Don’t mistake this post for a rant. I’m not lambasting anyone for not being as blase about death and babies as I am. My attitude is not more cool or correct. I’m just trying to do what I always do – express my innermost feelings to a large group of people through a computer.

Hopefully the next blog post will be a treatise on how terrible my tact is.

Addendum: I thought of someone I may actually be sad for when he dies: David Attenborough. We’ll see (if I don’t die first).

11 Replies to “I'm A Stunted Half-Human”

  1. oh I’m right there with you on the kid thing, and in my life I’ve managed to pay a far higher price for that than I ever intended to.

    You’re a guy. I may be wrong, but I get the impression that as a woman that’s not into having kids, I get more surprised looks than you do. Society seems a little more willing to see a guy that doesn’t want kids, but if you’re a woman, you get these looks as if your complete lack of maternal instinct chalks you up as demon spawn. Lack of a soul. I’ve gotten many an “oh you’ll change your mind one day” comments. Or just getting called “selfish” to my face by a relative, that was fun. And “What kind of a woman doesn’t want kids?!” from someone that was once very close to me. It’s times like these I wish I carried a taser.

    I do however enjoy gushing over my friends’ kids. As you put it in your essay title, thank gawd you’re raising kids so I don’t have to – I get to enjoy all my friends’ hard work and hang out with a bundle of cuteness for a few hours before I escape to hedonism once again.

  2. Death: I don’t know if I’m actually sad about Gygax’s passing. It’s more that his passing has marked a point of change in the world that has caused me to reflect on his input to it and appreciate it. To show respect for that I have observed 1d6 minutes of silence for Gary.

    Babies: It’s pretty natural to want them. I still don’t, though my stance has weakened somewhat so that if Mel actually wanted to have a baby we probably would and I’m sure that switch would go off in my head so I’d believe it was the best thing that ever happened to me. Thankfully — considering I can barely take care of myself — she doesn’t.

    I think many people are surprised because they felt the same way that we did but they softened too, and more. Those that have had babies had that “switch” go off so that a large part of their brains are now devoted to their offspring and they can’t imagine not wanting or having it around and project that on others.

    You need only remember Josh Pratt’s initial response to finding out he’d be a father compared to immediately after to recognize that this “switch” exists.

  3. Do you see what happens Larry?
    Do you see what happens?
    Do you see what happens, Larry, when you bug Toren about blogging about Gary Gygax?
    Do you see what happens?
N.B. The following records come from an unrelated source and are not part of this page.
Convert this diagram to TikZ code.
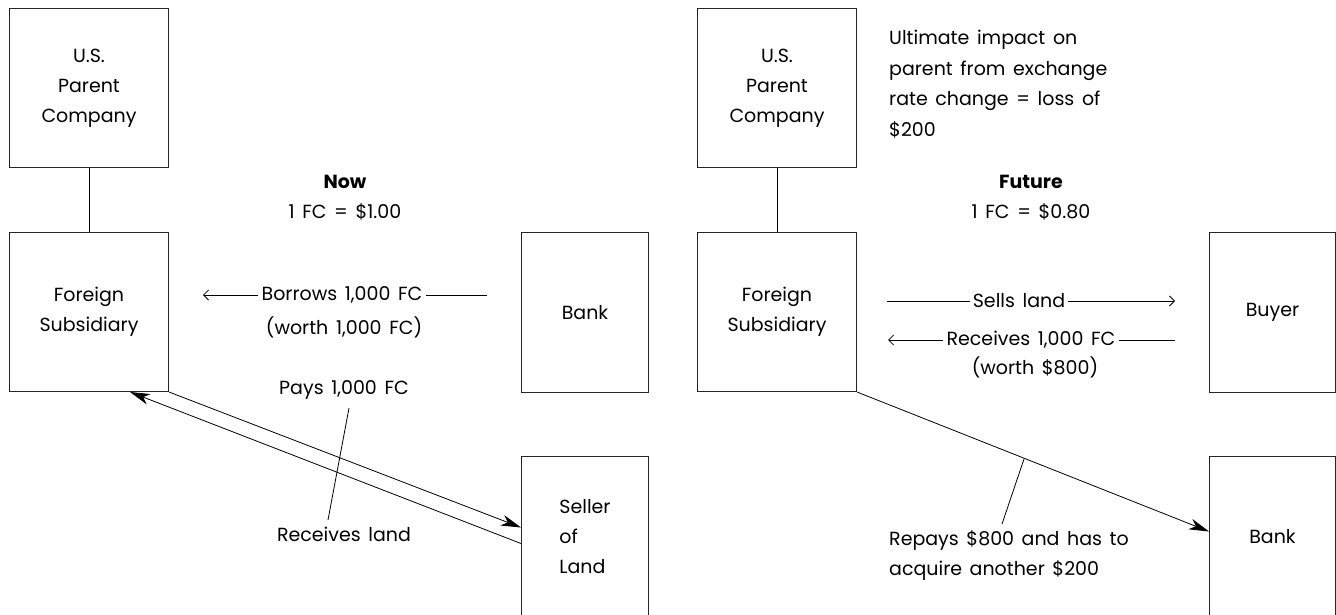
\documentclass[tikz,border=0pt]{standalone}
\usepackage{fontspec}
\setmainfont[WordSpace=1.5,Numbers=Monospaced]{Poppins}
\usetikzlibrary{arrows.meta}
\begin{document}
\begin{tikzpicture}[x=1pt,y=-1pt,
  txt/.style={font=\fontsize{19}{30}\selectfont, inner sep=3pt, align=center, text=black},
  bigbox/.style={draw=black!85, line width=1pt, minimum width=159pt, minimum height=159pt,
                 anchor=north west, txt},
  smallbox/.style={draw=black!85, line width=1pt, minimum width=127pt, minimum height=160pt,
                 anchor=north west, txt},
  link/.style={line width=0.8pt, black},
  flow/.style={link, -{Stealth[length=20pt,width=11pt,inset=6pt]}},
  thin/.style={line width=0.8pt, black},
  barb/.style={thin, -{Straight Barb[length=5pt,width=10pt]}},
  head/.style={txt}
]
\useasboundingbox (0,0) rectangle (1336,614);
\clip (0,0) rectangle (1336,614);

% ---------- Now ----------
\node[bigbox] (psL) at (9,8) {U.S.\\Parent\\Company};
\node[bigbox] (fsL) at (9,232) {Foreign\\Subsidiary};
\node[smallbox] (bankL) at (521,232) {Bank};
\node[smallbox, align=left] (seller) at (521,456) {\fontsize{19}{32}\selectfont Seller\\of\\Land};
\draw[link] (psL.south) -- (fsL.north);

\node[head] (now) at (345,198) {\textbf{Now}\\1 FC = \$1.00};

\node[txt] (borrow) at (342,295) {Borrows 1,000 FC};
\node[txt] (worthL) at (344,327) {(worth 1,000 FC)};
\coordinate (bl) at (203,295);
\coordinate (br) at (487,295);
\draw[barb] (borrow.west) -- (bl);
\draw[thin] (borrow.east) -- (br);

\coordinate (sellIn) at ([yshift=9pt]seller.west);
\coordinate (sellOut) at ([yshift=-7pt]seller.west);
\coordinate (fsLin) at ([xshift=-39pt]fsL.south east);
\draw[flow] (fsL.south east) -- (sellIn);
\draw[flow] (sellOut) -- (fsLin);

\node[txt] (pays) at (344,390) {Pays 1,000 FC};
\node[txt] (recv) at (344,534) {Receives land};
\coordinate (lk1) at (349,408);
\coordinate (lk2) at (328,520);
\draw[thin] (lk1) -- (lk2);

% ---------- Future ----------
\node[bigbox] (psR) at (697,8) {U.S.\\Parent\\Company};
\node[bigbox] (fsR) at (697,232) {Foreign\\Subsidiary};
\node[smallbox, minimum width=126pt] (buyer) at (1209,232) {Buyer};
\node[smallbox, minimum width=126pt] (bankR) at (1209,456) {Bank};
\draw[link] (psR.south) -- (fsR.north);

\node[txt, align=left, anchor=west, font=\fontsize{19}{30.5}\selectfont] (impact) at (886,84)
  {Ultimate impact on\\parent from exchange\\rate change = loss of\\\$200};

\node[head] (future) at (1031,198) {\textbf{Future}\\1 FC = \$0.80};

\node[txt] (sells) at (1019,301) {Sells land};
\coordinate (sl) at (887,301);
\coordinate (sr) at (1175,301);
\draw[thin] (sl) -- (sells.west);
\draw[barb] (sells.east) -- (sr);

\node[txt] (rcv) at (1031,340) {Receives 1,000 FC};
\node[txt] (worthR) at (1035,367) {(worth \$800)};
\coordinate (rl) at (888,340);
\coordinate (rr) at (1175,340);
\draw[barb] (rcv.west) -- (rl);
\draw[thin] (rcv.east) -- (rr);

\coordinate (bankIn) at ([yshift=5pt]bankR.west);
\draw[flow] (fsR.south east) -- (bankIn);

\node[txt, align=left, anchor=west] (repay) at (886,555)
  {Repays \$800 and has to\\acquire another \$200};
\coordinate (rk1) at (1024,459);
\coordinate (rk2) at (1002,524);
\draw[thin] (rk1) -- (rk2);
\end{tikzpicture}
\end{document}
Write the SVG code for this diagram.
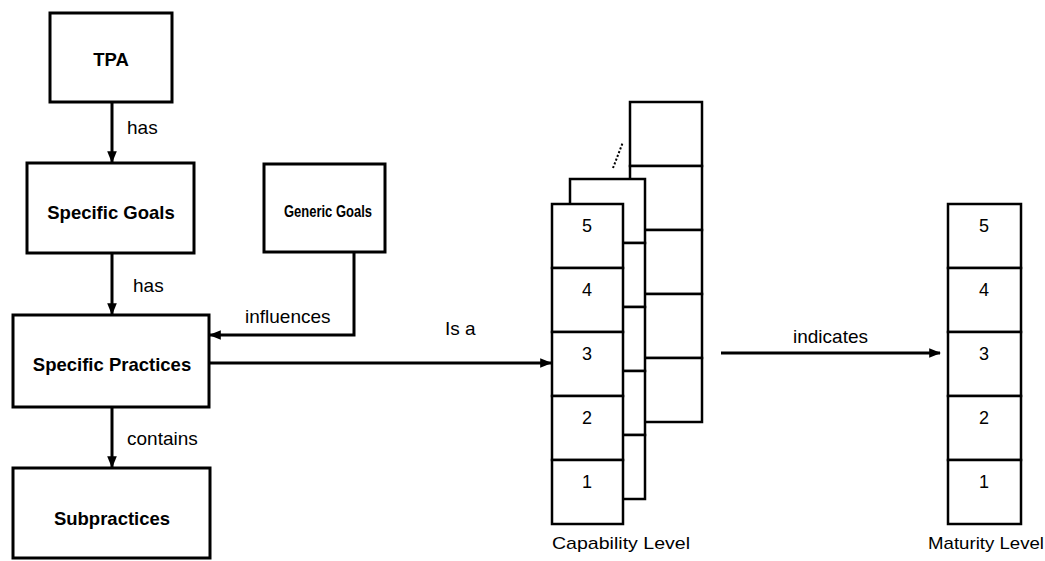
<svg xmlns="http://www.w3.org/2000/svg" width="1045" height="561" viewBox="0 0 1045 561">
<style>
.box{fill:#fff;stroke:#000;stroke-width:3}
.cell{fill:#fff;stroke:#000;stroke-width:2.5}
.node{font-family:"Liberation Sans",Arial,sans-serif;font-weight:bold;font-size:18.5px;text-anchor:middle;dominant-baseline:central;fill:#000}
.lbl{font-family:"Liberation Sans",Arial,sans-serif;font-size:19px;fill:#000}
.num{font-family:"Liberation Sans",Arial,sans-serif;font-size:18px;text-anchor:middle;fill:#000}
.conn{fill:none;stroke:#000;stroke-width:3}
</style>
<defs>
<marker id="ah" viewBox="0 0 10 10" refX="9" refY="5" markerWidth="4" markerHeight="4" orient="auto" markerUnits="strokeWidth">
<path d="M0,1 L10,5 L0,9 Z" fill="#000"/>
</marker>
</defs>
<g id="tpa"><rect class="box" x="50" y="13" width="122" height="89"/><text class="node" x="111" y="59">TPA</text></g>
<g id="specific-goals"><rect class="box" x="27" y="163" width="167" height="90"/><text class="node" x="111" y="212">Specific Goals</text></g>
<g id="generic-goals"><rect class="box" x="264" y="164" width="121" height="88"/><text class="node" x="328" y="211" textLength="88" lengthAdjust="spacingAndGlyphs" style="font-size:17px">Generic Goals</text></g>
<g id="specific-practices"><rect class="box" x="13" y="315" width="196" height="92"/><text class="node" x="112" y="364">Specific Practices</text></g>
<g id="subpractices"><rect class="box" x="13" y="468" width="197" height="90"/><text class="node" x="112" y="518">Subpractices</text></g>
<g id="capability-level">
<rect class="cell" x="630" y="102" width="72" height="64"/>
<rect class="cell" x="630" y="166" width="72" height="64"/>
<rect class="cell" x="630" y="230" width="72" height="64"/>
<rect class="cell" x="630" y="294" width="72" height="64"/>
<rect class="cell" x="630" y="358" width="72" height="64"/>
<rect class="cell" x="570" y="179" width="75" height="64"/>
<rect class="cell" x="570" y="243" width="75" height="64"/>
<rect class="cell" x="570" y="307" width="75" height="64"/>
<rect class="cell" x="570" y="371" width="75" height="64"/>
<rect class="cell" x="570" y="435" width="75" height="64"/>
<line x1="613" y1="168" x2="623" y2="142" stroke="#000" stroke-width="2" stroke-dasharray="2,2"/>
<rect class="cell" x="552" y="204" width="71" height="64"/>
<rect class="cell" x="552" y="268" width="71" height="64"/>
<rect class="cell" x="552" y="332" width="71" height="64"/>
<rect class="cell" x="552" y="396" width="71" height="64"/>
<rect class="cell" x="552" y="460" width="71" height="64"/>
<text class="num" x="587" y="232">5</text>
<text class="num" x="587" y="296">4</text>
<text class="num" x="587" y="360">3</text>
<text class="num" x="587" y="424">2</text>
<text class="num" x="587" y="488">1</text>
<text class="lbl" x="552" y="549" textLength="138" lengthAdjust="spacingAndGlyphs" style="font-size:17px">Capability Level</text>
</g>
<g id="maturity-level">
<rect class="cell" x="948" y="204" width="73" height="64"/>
<rect class="cell" x="948" y="268" width="73" height="64"/>
<rect class="cell" x="948" y="332" width="73" height="64"/>
<rect class="cell" x="948" y="396" width="73" height="64"/>
<rect class="cell" x="948" y="460" width="73" height="64"/>
<text class="num" x="984" y="232">5</text>
<text class="num" x="984" y="296">4</text>
<text class="num" x="984" y="360">3</text>
<text class="num" x="984" y="424">2</text>
<text class="num" x="984" y="488">1</text>
<text class="lbl" x="928" y="549" textLength="116" lengthAdjust="spacingAndGlyphs" style="font-size:17px">Maturity Level</text>
</g>
<g id="connectors">
<line class="conn" x1="112" y1="102" x2="112" y2="162" marker-end="url(#ah)"/>
<text class="lbl" x="127" y="134">has</text>
<line class="conn" x1="112" y1="253" x2="112" y2="314" marker-end="url(#ah)"/>
<text class="lbl" x="133" y="292">has</text>
<polyline class="conn" points="354,252 354,335 210,335" marker-end="url(#ah)"/>
<text class="lbl" x="245" y="323">influences</text>
<line class="conn" x1="209" y1="363" x2="551" y2="363" marker-end="url(#ah)"/>
<text class="lbl" x="445" y="335">Is a</text>
<line class="conn" x1="112" y1="407" x2="112" y2="467" marker-end="url(#ah)"/>
<text class="lbl" x="127" y="445">contains</text>
<line class="conn" x1="721" y1="353" x2="940" y2="353" marker-end="url(#ah)"/>
<text class="lbl" x="793" y="343">indicates</text>
</g>
</svg>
Larry?

  4. Also, ps if you don’t remember the scene from Wild At Heart when Nick Cage’s character finds out he’s gonna be a daddy… it’s a little like that, even if you planned it.

  5. What if David Attenborough had a baby, named it after you, and then it died??

    You’d change your tune then smarty pants…

  6. Leave it to Mom to bring out the guilt baseball bat.

    All is not lost…birth control isn’t 100% effective, and Toren’s not the only Atkinson of parental age.

  7. My somewhat perverse reasoning about my lack of desire to be a procreator is the simple truth that I cannot shoulder the burden of being responsible for the entirety of another human beings life, good or bad. I’ve never had the ability to accept the societal line that after their supposed age of suffrage I’d be off the hook. Logic says that’s a load of crap. You choose to start one, you are responsible, period. Too much for me.

  8. Just registered – it’s Michelle.

    As a breeder, I don’t see how what you’re saying is rude, it just makes sense to me. Kids aren’t for everyone and there’s no point in feigning interest. I’ll ask Z. if he has any interest in other people’s kids.

    That said, you’ll still babysit the girls right? And I can bring both to DnD? And you’ll do the Sean Connery voice for them? Or at least for me and Kelly?

  9. Yes I will babysit, and change diapers with the use of a firehose. And I will do the Sean Connery voice for all, but all minors must be accompanied by an adult to watch our D&D game due to mature subject matter!